- GIVEN ENTRIES
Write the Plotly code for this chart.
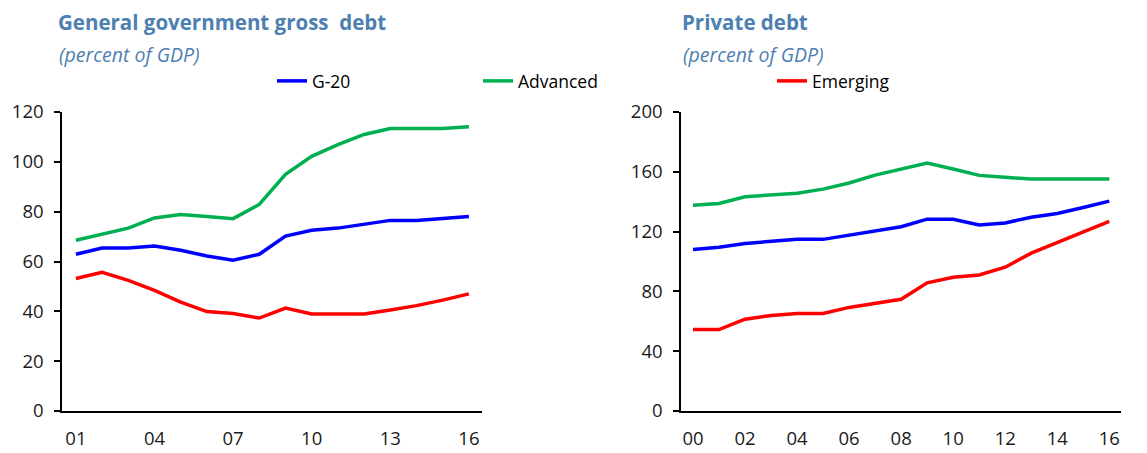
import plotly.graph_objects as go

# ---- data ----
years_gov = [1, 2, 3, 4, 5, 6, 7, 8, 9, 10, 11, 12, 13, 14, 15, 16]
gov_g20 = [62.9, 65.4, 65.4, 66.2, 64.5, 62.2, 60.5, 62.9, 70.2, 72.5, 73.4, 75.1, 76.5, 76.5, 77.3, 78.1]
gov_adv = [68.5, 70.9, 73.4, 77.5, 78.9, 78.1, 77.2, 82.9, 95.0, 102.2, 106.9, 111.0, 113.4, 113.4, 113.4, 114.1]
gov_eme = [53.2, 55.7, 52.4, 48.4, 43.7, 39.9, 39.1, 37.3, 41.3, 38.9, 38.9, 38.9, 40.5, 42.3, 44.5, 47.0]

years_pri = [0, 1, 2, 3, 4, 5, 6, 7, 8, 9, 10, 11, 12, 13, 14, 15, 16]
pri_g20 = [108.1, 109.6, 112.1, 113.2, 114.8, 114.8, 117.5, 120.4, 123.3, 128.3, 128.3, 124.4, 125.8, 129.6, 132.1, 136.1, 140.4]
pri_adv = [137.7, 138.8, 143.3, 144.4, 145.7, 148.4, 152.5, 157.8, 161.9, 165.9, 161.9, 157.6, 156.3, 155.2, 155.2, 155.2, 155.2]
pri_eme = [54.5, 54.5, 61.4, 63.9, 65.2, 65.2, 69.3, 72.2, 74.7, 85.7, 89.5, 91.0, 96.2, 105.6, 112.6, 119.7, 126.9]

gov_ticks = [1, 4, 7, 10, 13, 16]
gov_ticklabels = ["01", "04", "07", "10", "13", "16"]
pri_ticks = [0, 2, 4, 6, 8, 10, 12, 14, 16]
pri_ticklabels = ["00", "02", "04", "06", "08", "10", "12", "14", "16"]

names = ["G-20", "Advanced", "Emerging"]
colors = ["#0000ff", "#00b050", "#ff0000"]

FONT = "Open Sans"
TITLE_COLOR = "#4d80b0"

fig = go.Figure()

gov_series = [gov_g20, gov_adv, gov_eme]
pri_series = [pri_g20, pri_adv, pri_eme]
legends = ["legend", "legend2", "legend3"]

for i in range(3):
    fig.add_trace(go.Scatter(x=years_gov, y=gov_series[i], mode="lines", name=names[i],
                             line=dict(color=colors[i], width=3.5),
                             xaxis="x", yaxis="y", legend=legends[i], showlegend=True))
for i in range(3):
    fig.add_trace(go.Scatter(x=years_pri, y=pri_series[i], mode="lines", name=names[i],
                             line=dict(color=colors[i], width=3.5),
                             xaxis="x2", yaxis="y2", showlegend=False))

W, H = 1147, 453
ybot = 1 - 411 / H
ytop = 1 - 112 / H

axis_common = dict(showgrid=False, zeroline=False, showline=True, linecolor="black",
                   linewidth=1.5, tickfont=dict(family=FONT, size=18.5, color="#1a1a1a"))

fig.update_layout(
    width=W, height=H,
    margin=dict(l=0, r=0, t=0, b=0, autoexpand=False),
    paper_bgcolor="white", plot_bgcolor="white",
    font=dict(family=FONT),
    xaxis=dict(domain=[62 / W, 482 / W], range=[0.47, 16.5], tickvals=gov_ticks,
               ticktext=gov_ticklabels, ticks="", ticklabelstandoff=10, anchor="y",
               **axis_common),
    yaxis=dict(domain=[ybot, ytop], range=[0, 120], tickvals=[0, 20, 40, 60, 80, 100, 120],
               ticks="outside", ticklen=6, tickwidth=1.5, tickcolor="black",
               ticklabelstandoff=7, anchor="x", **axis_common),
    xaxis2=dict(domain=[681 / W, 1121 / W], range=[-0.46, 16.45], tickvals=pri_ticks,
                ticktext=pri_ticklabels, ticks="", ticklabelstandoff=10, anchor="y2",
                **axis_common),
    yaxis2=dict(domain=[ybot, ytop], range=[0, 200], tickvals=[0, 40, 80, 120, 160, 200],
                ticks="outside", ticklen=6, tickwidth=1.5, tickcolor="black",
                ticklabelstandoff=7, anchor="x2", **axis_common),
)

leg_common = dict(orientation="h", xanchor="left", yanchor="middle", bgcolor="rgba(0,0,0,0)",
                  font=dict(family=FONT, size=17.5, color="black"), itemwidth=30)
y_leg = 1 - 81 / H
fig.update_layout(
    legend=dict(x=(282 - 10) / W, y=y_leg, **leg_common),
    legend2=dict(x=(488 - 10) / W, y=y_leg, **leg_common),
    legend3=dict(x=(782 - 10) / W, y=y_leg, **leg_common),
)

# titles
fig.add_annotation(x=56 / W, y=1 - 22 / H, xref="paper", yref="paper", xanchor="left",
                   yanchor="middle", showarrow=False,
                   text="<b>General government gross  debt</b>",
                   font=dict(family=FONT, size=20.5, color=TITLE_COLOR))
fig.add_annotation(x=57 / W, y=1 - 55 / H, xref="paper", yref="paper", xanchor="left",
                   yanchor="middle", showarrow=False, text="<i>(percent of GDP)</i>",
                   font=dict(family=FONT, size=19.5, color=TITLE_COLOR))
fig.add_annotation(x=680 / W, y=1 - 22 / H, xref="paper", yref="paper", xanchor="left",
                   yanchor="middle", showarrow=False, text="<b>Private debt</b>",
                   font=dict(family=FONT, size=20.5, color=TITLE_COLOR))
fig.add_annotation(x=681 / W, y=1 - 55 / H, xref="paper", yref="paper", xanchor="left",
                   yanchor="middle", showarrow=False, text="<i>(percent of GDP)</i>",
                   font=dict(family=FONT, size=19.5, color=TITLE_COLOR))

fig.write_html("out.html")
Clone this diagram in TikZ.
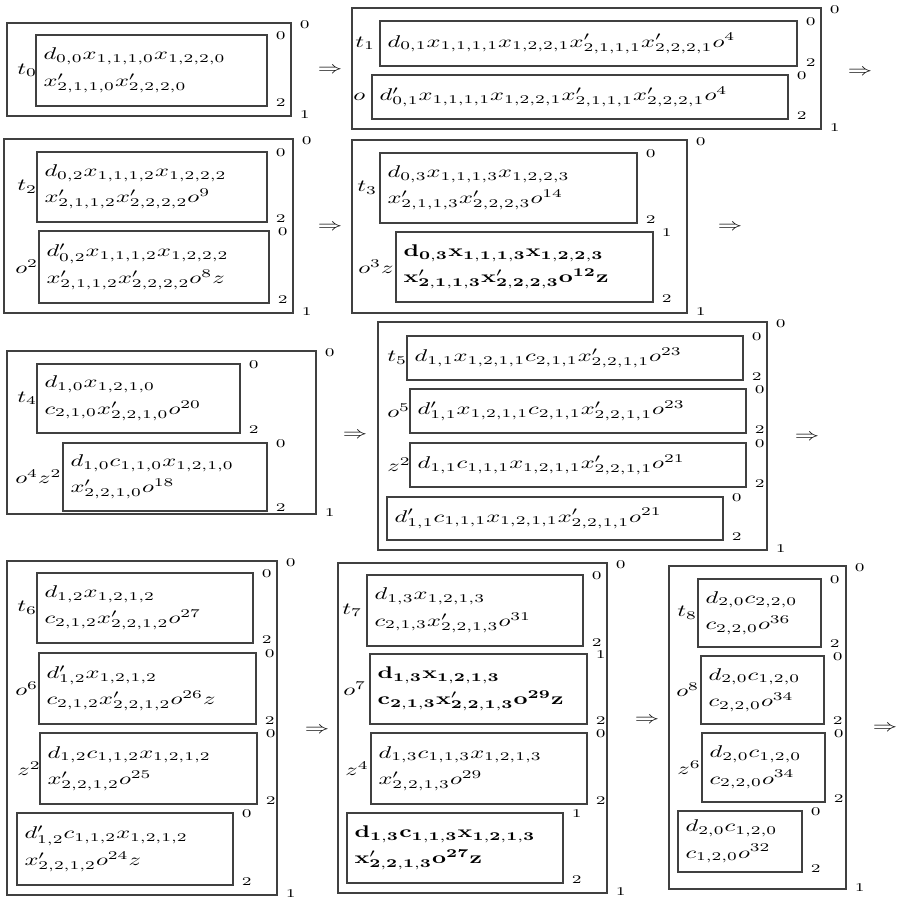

- WRITTEN PROBLEM
Print the entries as they stand, first line through the line holding "42.3, 44.5, 47.0]", with every picture removed.

- EXERCISE ANSWER
Write the Plotly code for this chart.
import plotly.graph_objects as go

# ---- data ----
years_gov = [1, 2, 3, 4, 5, 6, 7, 8, 9, 10, 11, 12, 13, 14, 15, 16]
gov_g20 = [62.9, 65.4, 65.4, 66.2, 64.5, 62.2, 60.5, 62.9, 70.2, 72.5, 73.4, 75.1, 76.5, 76.5, 77.3, 78.1]
gov_adv = [68.5, 70.9, 73.4, 77.5, 78.9, 78.1, 77.2, 82.9, 95.0, 102.2, 106.9, 111.0, 113.4, 113.4, 113.4, 114.1]
gov_eme = [53.2, 55.7, 52.4, 48.4, 43.7, 39.9, 39.1, 37.3, 41.3, 38.9, 38.9, 38.9, 40.5, 42.3, 44.5, 47.0]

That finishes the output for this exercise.